Creo que puede repetirse casi co­mo una oración, esta estrofa impecable de García Lorca. Necesita­mos pensar en el horror de un mundo que ensancha sus pozos y sus abismos, que empieza a conver­tirse todo él en agujero sumidor. Necesitamos un remedio para el desamparo, para la angustia pro­clamada que quiere alzarse en el mástil de ciertas banderas reclu­tadoras de nihilismos. Necesitamos una Esperanza. Pero una Esperan­za que no se limite a palabra, ni se agote en el deseo. Esperanza que amase su ímpetu con el agua viva; que se haga pan —eficacia— fun­dida con el Pan hambriento. Por­que Él es el Pan con hambre, con hambre de nuestra hambre. Él es el Pan que nos desea junto a la lamparilla parpadeante de nuestros templos. (¿No habéis leído nunca aquella maravillosa página de "Azorín" cuando relata su impacto ante el Misterio de la lámpara del sagrario del colegio de Yecla en las madrugadas invernales de su infancia?)

Hay otra poesía impresionante de Verlaine —gran pecador— en "Saggesse". La que empieza: "Dios mío, tú has herido mi corazón de Amor". Yo la considero tan honda, tan llena de belleza, que de buena gana la diría después de comulgar.

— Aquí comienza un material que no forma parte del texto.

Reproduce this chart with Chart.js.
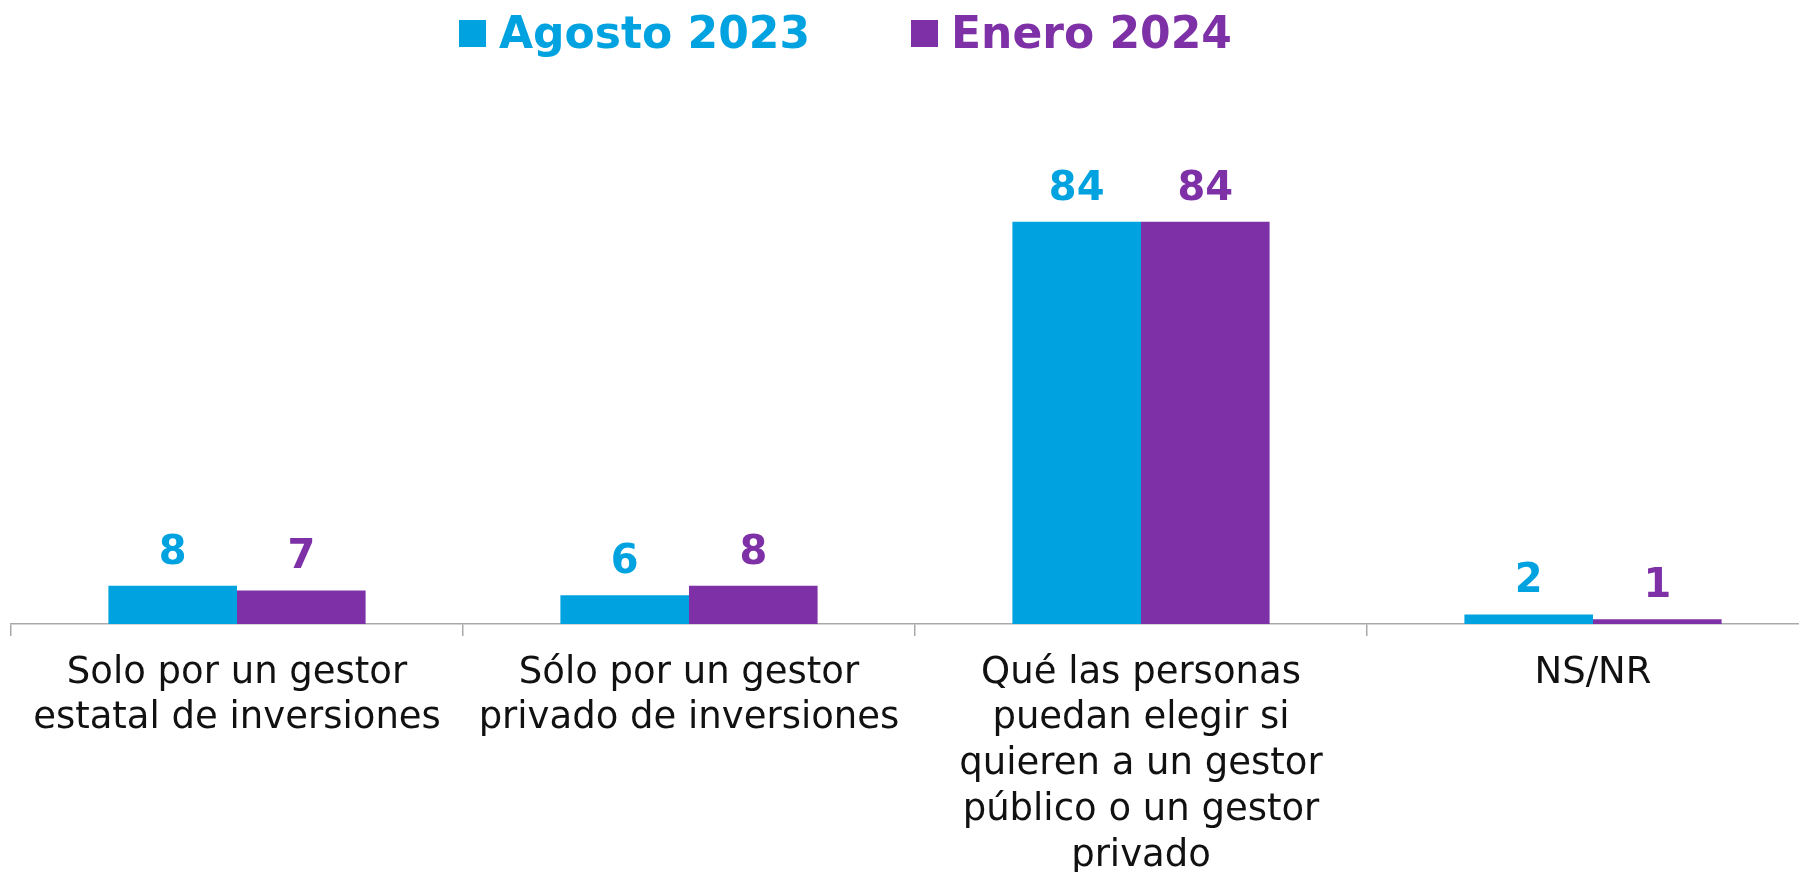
<!DOCTYPE html>
<html lang="es">
  <head>
    <meta charset="UTF-8" />
    <meta name="viewport" content="width=device-width, initial-scale=1.0" />
    <script src="https://cdn.jsdelivr.net/npm/chart.js@4.4.1/dist/chart.umd.min.js"></script>
    <title>Gestor de inversiones</title>
    <style>
      html,
      body {
        margin: 0;
        padding: 0;
        overflow: hidden;
        background-color: #ffffff;
      }

      canvas {
        display: block;
      }
    </style>
  </head>
  <body>
    <canvas id="myChart" width="1820" height="872"></canvas>
    <script>
      const categories = [
        ["Solo por un gestor", "estatal de inversiones"],
        ["Sólo por un gestor", "privado de inversiones"],
        ["Qué las personas", "puedan elegir si", "quieren a un gestor", "público o un gestor", "privado"],
        ["NS/NR"],
      ];
      const seriesNames = ["Agosto 2023", "Enero 2024"];
      const agosto2023 = [8, 6, 84, 2];
      const enero2024 = [7, 8, 84, 1];
      const colors = ["#00A3E0", "#7E31A6"];

      const FONT = '"DejaVu Sans", sans-serif';

      // value labels above each bar
      const barLabels = {
        id: "barLabels",
        afterDatasetsDraw(chart) {
          const ctx = chart.ctx;
          ctx.save();
          ctx.font = "bold 40px " + FONT;
          ctx.textAlign = "center";
          ctx.textBaseline = "alphabetic";
          chart.data.datasets.forEach((ds, i) => {
            chart.getDatasetMeta(i).data.forEach((bar, j) => {
              ctx.fillStyle = ds.backgroundColor;
              ctx.fillText(ds.data[j], bar.x, bar.y - 22);
            });
          });
          ctx.restore();
        },
      };

      // legend row at the top (square + bold label)
      const topLegend = {
        id: "topLegend",
        afterDraw(chart) {
          const ctx = chart.ctx;
          ctx.save();
          ctx.font = "bold 44px " + FONT;
          ctx.textBaseline = "alphabetic";
          let x = 459;
          chart.data.datasets.forEach((ds) => {
            ctx.fillStyle = ds.backgroundColor;
            ctx.fillRect(x, 20, 27, 27);
            x += 27 + 13;
            ctx.fillText(ds.label, x, 48);
            x += ctx.measureText(ds.label).width + 101;
          });
          ctx.restore();
        },
      };

      var ctx = document.getElementById("myChart").getContext("2d");
      var myChart = new Chart(ctx, {
        type: "bar",
        data: {
          labels: categories,
          datasets: [
            {
              label: seriesNames[0],
              data: agosto2023,
              backgroundColor: colors[0],
              barPercentage: 1,
              categoryPercentage: 0.569,
            },
            {
              label: seriesNames[1],
              data: enero2024,
              backgroundColor: colors[1],
              barPercentage: 1,
              categoryPercentage: 0.569,
            },
          ],
        },
        options: {
          responsive: false,
          animation: false,
          layout: {
            padding: { top: 145, left: 11, right: 1, bottom: 0 },
          },
          plugins: {
            legend: { display: false },
            tooltip: { enabled: false },
          },
          scales: {
            x: {
              afterFit(scale) {
                scale.height = 248;
              },
              grid: {
                offset: true,
                drawOnChartArea: false,
                drawTicks: true,
                tickLength: 12,
                color: "#A9A9A9",
                lineWidth: 1.5,
              },
              border: { color: "#A9A9A9", width: 1.5 },
              ticks: {
                autoSkip: false,
                maxRotation: 0,
                padding: 14,
                color: "#111111",
                font: { family: FONT, size: 37, lineHeight: 1.24 },
              },
            },
            y: {
              display: false,
              min: 0,
              max: 100,
            },
          },
        },
        plugins: [barLabels, topLegend],
      });
    </script>
  </body>
</html>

No sé si la "Oda al Santísimo Sa­cramento" de Federico García Lorca llega a tanto. De todas formas, bueno es recordarla en estos días, porque bueno es apelar al "sacra­mento inmutable de amor y disci­plina" en esta coyuntura en la que todo es mutación, en la que apenas nada es amor y en la que, a derecha e izquierda, cualquier conducta se ufana con el marchamo de la indisciplina.